February 23, 2013 - Saturday
I made the long drive (about 15 miles!) to Sayulita by myself - mainly to honor myself and my new RV life of adventure. Fred and Barbara planned to leave very early; I didn't feel the need as the trip would be so short, so I slept in and left about 10 or so.
There had been an early parade in Sayulita earlier in the morning and the town was very crowded. As I didn't know exactly how to get to the Sayulita RV park - again right on the beach - I took several extra forays within the limits of the town; at one point I turned onto a one-way dead-end street that wasn't wide enough for my Toyota Dolphin. A very nice gentleman 'helped' me, verbally, maneuver my rig backwards out of the street. [A lesson well learned, without too much consternation: Know where you're going or stop, get out and look/research!] Finally I radioed Barb and she and Dee drove up to meet me at the Pemex station to usher me into the park. It's a very busy park with lots of big rigs and also something I haven't seen before ...
There are several kinds of 'trailer-sized' little bungalows, that are built by visitors who no longer want to make the long drive from Canada / USA in a big rig. So, they fly in to Puerta Vallarta and either take a cab or rent a car for the 45 minute trip to Sayulita. [Dee and Mary Jane, both in their early 80s, no longer drive a big rig, but prefer to drive an SUV and stay in a rental unit. I guess there's some kind of monetary arrangement between the park owner and the visitor where they share the cost of the building and then the bungalows can be rented when that particular visitor isn't in residence.
It's evident that Sayulita and the likes along the Coast are very busy throughout the Winter months; then clear out, almost completely, the rest of the year. Several merchants and restaurant owners in Sayulita are actually US/Canadian citizens who work here in Winter, then relax either here or elsewhere during the off season.
A little about rental prices .... generally speaking, hotel rooms and / or bungalows range in the $600-1000 a week. That's a little steep for my budget but by US standards, it's pretty inexpensive. Restaurants, I find to be reasonably priced and the food is good. Los camarones (prawns) are to die for. And so reasonably priced. Although I choose to be careful always, about water, ice cube and lettuces, the food is 'safe.' A word about food and water safety: Gringos tend to think that the water is 'unclean.' After having now traveled all over the world, my thought is that 'foreign' water is not unclean as much as it's 'different,' having, for us, foreign bacteria, minerals, etc. that our digestive system isn't used to. Often, water and water-containing vegetables are not BAD, just different. As I stay longer in places, I can gradually incorporate more local water and fruits and vegetables into my daily diet.
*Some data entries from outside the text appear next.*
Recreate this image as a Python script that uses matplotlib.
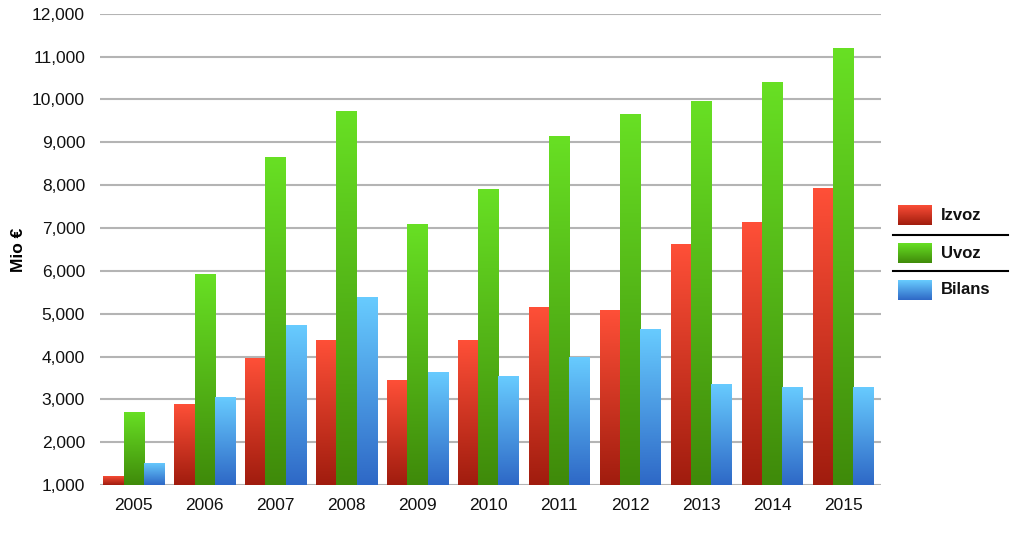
import matplotlib
matplotlib.use('Agg')
import matplotlib.pyplot as plt
import numpy as np
from matplotlib.colors import LinearSegmentedColormap
from matplotlib.lines import Line2D

plt.rcParams['font.family'] = ['Liberation Sans', 'DejaVu Sans']

years = ['2005', '2006', '2007', '2008', '2009', '2010',
         '2011', '2012', '2013', '2014', '2015']
izvoz = [1210, 2890, 3967, 4388, 3453, 4388, 5159, 5089, 6631, 7145, 7939]
uvoz = [2705, 5930, 8663, 9738, 7098, 7916, 9154, 9668, 9972, 10416, 11210]
bilans = [1514, 3056, 4738, 5393, 3640, 3547, 3990, 4645, 3360, 3290, 3290]
series_names = ['Izvoz', 'Uvoz', 'Bilans']

# top colour, bottom colour for each series
grads = [('#ff5038', '#a01c0e'), ('#68e024', '#3f8a0a'), ('#68ccff', '#2e68c6')]
base = 1000

fig = plt.figure(figsize=(10.24, 5.47), dpi=100)
ax = fig.add_axes([0.098, 0.113, 0.762, 0.862])

x = np.arange(len(years))
w = 0.285
grad = np.linspace(0, 1, 256).reshape(-1, 1)

for k, vals in enumerate([izvoz, uvoz, bilans]):
    top, bot = grads[k]
    cmap = LinearSegmentedColormap.from_list('g%d' % k, [bot, top])
    bars = ax.bar(x + (k - 1) * w, np.array(vals) - base, w, bottom=base,
                  color='none', edgecolor='none', zorder=3)
    for b in bars:
        x0, y0 = b.get_x(), b.get_y()
        im = ax.imshow(grad, cmap=cmap, aspect='auto', origin='lower',
                       extent=[x0, x0 + b.get_width(), y0, y0 + b.get_height()],
                       zorder=3)
        im.set_clip_path(b)

ax.set_xlim(-0.47, 10.53)
ax.set_ylim(1000, 12000)
ax.set_yticks(np.arange(1000, 12001, 1000))
ax.set_yticklabels(['{:,}'.format(v) for v in range(1000, 12001, 1000)])
ax.set_xticks(x)
ax.set_xticklabels(years)
ax.tick_params(axis='both', length=0, labelsize=12.5, colors='#111111')
ax.tick_params(axis='y', pad=11)
ax.tick_params(axis='x', pad=9)
ax.grid(axis='y', color='#b4b4b4', linewidth=1.5, zorder=0)
ax.set_axisbelow(True)
for s in ax.spines.values():
    s.set_visible(False)
ax.set_ylabel('Mio €', fontsize=12.5, fontweight='bold')
ax.yaxis.set_label_coords(-0.095, 0.5)

# legend drawn by hand, with separator lines
W, H = 1024, 547
ys = [215, 253, 290]
for k, name in enumerate(series_names):
    top, bot = grads[k]
    cy = ys[k]
    cmap = LinearSegmentedColormap.from_list('l%d' % k, [bot, top])
    lax = fig.add_axes([898 / W, 1 - (cy + 10) / H, 34 / W, 20 / H])
    lax.imshow(grad, cmap=cmap, aspect='auto', origin='lower')
    lax.axis('off')
    fig.text(941 / W, 1 - cy / H, name, fontsize=12, fontweight='bold',
             va='center', ha='left', color='#111111')
for ly in [235, 271]:
    fig.add_artist(Line2D([893 / W, 1008 / W], [1 - ly / H, 1 - ly / H],
                          color='black', linewidth=1.5))

fig.savefig('out.png', dpi=100)
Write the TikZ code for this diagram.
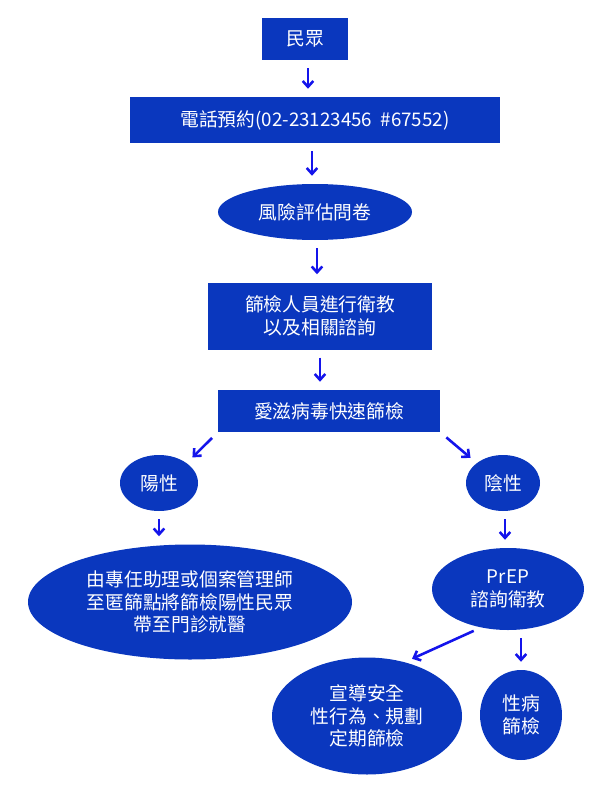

I have to say that in all my travels to 'third world countries,' I never been sickened by the water.
Offshoot story: Three years ago, while traveling in rural India, I accepted a Chai tea from a lovely lady in a small village. And, that night I developed a fever, headache and diarrhea for about 5 hours - maybe salmonella. I'm not a milk drinker, never have been - I think the unpasteurized and non-refrigerated milk in the Chai drink bother me. My companions drank the same Chai with no negative effect.
Our week in Sayulita was enjoyable - lots of sunbathing and visiting with family and friends. On Friday, March 1st, Barb, Fred and I visited old friends of theirs, Maria Ruiz and __________, at their home in Puerta Vallarta. This is an American couple, in their early 70s, who had traveled around the world for ten years, then decided to settle in PV, where they live in a little house in a Mexican neighborhood. They are both writers who started a Gringo writing group several years ago and very actively participate in it to this day. They live very simply on about $1K a month!!